As if on cue, you will find the first spinach of the season in your bags today! And there's plenty of it to look forward to in your fall future, too. This year's spinach is some of the best I've grown--and it will get even tastier after frost hits.
Spinach is a beautiful crop, an amazing sight to behold--particularly because it is so darn finicky to grow! Picking it this morning, I couldn't keep from carrying on about how fantastic the rows look this year.
In any spinach-growing locale, spinach is seeded in the ground, emerges four days later, and produces beautiful green leaves in six weeks. We are not in a spinach-growing locale. It's too hot in August for spinach seeds to germinate reliably or at all, but delaying planting until cool weather would yield a crop in November--far too late to be useful this season.
A typical farmer conversation about spinach:
Me: "Spinach is going all right this year, I gave up on direct seeding and I'm growing all my spinach from transplants."
Farmer: "Yeah, spinach, it never comes up!"
We all know this, yet persist in direct seeding some because it should be such an easy crop.
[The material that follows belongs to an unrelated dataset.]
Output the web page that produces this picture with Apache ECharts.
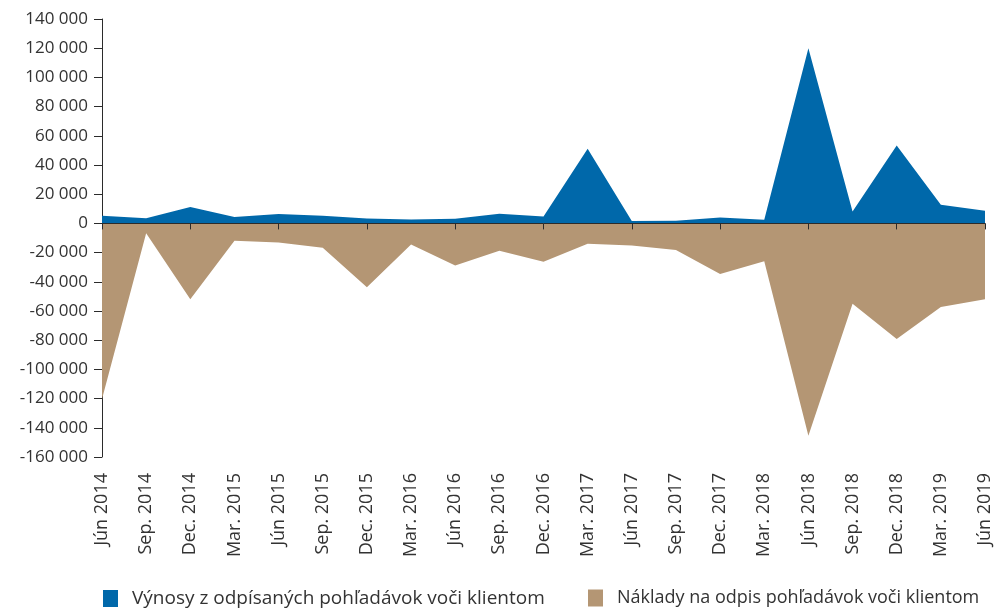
<!DOCTYPE html>
<html>
<head>
<meta charset="utf-8">
<script src="https://cdn.jsdelivr.net/npm/echarts@6/dist/echarts.min.js"></script>
<style>
  html, body { margin: 0; padding: 0; background: #fff; }
  #chart { width: 997px; height: 610px; }
</style>
</head>
<body>
<div id="chart"></div>
<script>
// štvrťroky
const quarters = [
  'Jún 2014', 'Sep. 2014', 'Dec. 2014', 'Mar. 2015', 'Jún 2015', 'Sep. 2015',
  'Dec. 2015', 'Mar. 2016', 'Jún 2016', 'Sep. 2016', 'Dec. 2016', 'Mar. 2017',
  'Jún 2017', 'Sep. 2017', 'Dec. 2017', 'Mar. 2018', 'Jún 2018', 'Sep. 2018',
  'Dec. 2018', 'Mar. 2019', 'Jún 2019'
];

// výnosy (kladné)
const vynosy = [
  5200, 3600, 11200, 4300, 6400, 5200, 3400, 2700, 3200, 6600, 4800, 51100,
  1600, 1800, 4100, 2500, 120000, 8200, 53400, 12700, 8600
];

// náklady (záporné)
const naklady = [
  -120300, -6800, -52000, -11900, -13000, -16700, -43800, -14400, -28800, -18800, -26300, -14000,
  -15100, -18300, -34700, -26000, -145500, -55000, -79200, -57300, -52000
];

const seriesNames = [
  'Výnosy z odpísaných pohľadávok voči klientom',
  'Náklady na odpis pohľadávok voči klientom'
];

const chart = echarts.init(document.getElementById('chart'));
const font = '"Open Sans", sans-serif';
const axisColor = '#2b2b2b';

// jedna legenda na položku, aby sa nezalomili
function legendAt(left, name, size) {
  return {
    top: 584,
    left: left,
    itemWidth: 15,
    itemHeight: 17,
    icon: 'rect',
    textStyle: { fontFamily: font, fontSize: size, color: '#333', padding: [0, 0, 0, 9] },
    data: [name]
  };
}

chart.setOption({
  animation: false,
  color: ['#0068aa', '#b49674'],
  grid: { left: 102, right: 12, top: 19, bottom: 153, containLabel: false },
  legend: [legendAt(98, seriesNames[0], 19), legendAt(583, seriesNames[1], 18)],
  xAxis: [
    {
      type: 'category',
      data: quarters,
      boundaryGap: false,
      z: 10,
      axisLine: { onZero: true, lineStyle: { color: axisColor, width: 1 } },
      axisTick: { show: true, length: 6, alignWithLabel: true, lineStyle: { color: axisColor } },
      axisLabel: { show: false },
      splitLine: { show: false }
    },
    {
      type: 'category',
      data: quarters,
      boundaryGap: false,
      position: 'bottom',
      axisLine: { show: false },
      axisTick: { show: false },
      axisLabel: {
        rotate: 90,
        margin: 16,
        interval: 0,
        fontFamily: font,
        fontSize: 18,
        color: '#333'
      },
      splitLine: { show: false }
    }
  ],
  yAxis: {
    type: 'value',
    min: -160000,
    max: 140000,
    interval: 20000,
    axisLine: { show: true, lineStyle: { color: axisColor } },
    axisTick: { show: true, length: 8, lineStyle: { color: axisColor } },
    splitLine: { show: false },
    axisLabel: {
      margin: 14,
      fontFamily: font,
      fontSize: 17,
      color: '#333',
      formatter: v => String(v).replace(/\B(?=(\d{3})+(?!\d))/g, ' ')
    }
  },
  series: [
    {
      name: seriesNames[0],
      type: 'line',
      xAxisIndex: 0,
      data: vynosy,
      symbol: 'none',
      lineStyle: { width: 0 },
      areaStyle: { color: '#0068aa', opacity: 1 }
    },
    {
      name: seriesNames[1],
      type: 'line',
      xAxisIndex: 0,
      data: naklady,
      symbol: 'none',
      lineStyle: { width: 0 },
      areaStyle: { color: '#b49674', opacity: 1 }
    }
  ]
});
</script>
</body>
</html>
Now, you see...I DID plan to go through the hassle of transplanting thousands of spinach plants again this year, but then the weather forecast showed a period of cool rainy weather in early August at the perfect planting date for fall spinach. I seized the day. It worked. Five days of unseasonably cool days and moist soil established an excellent stand of spinach. And, thanks to the nitrogen-producing covercrop planted there last spring, the plants are beautiful and green instead of small and yellow as results from, well...too little nitrogen, or too much water, too little water, too low pH...and who knows what else. In any case, factors aligned this year and having seen all the ways the crop can go wrong, I'm really excited about spinach right now.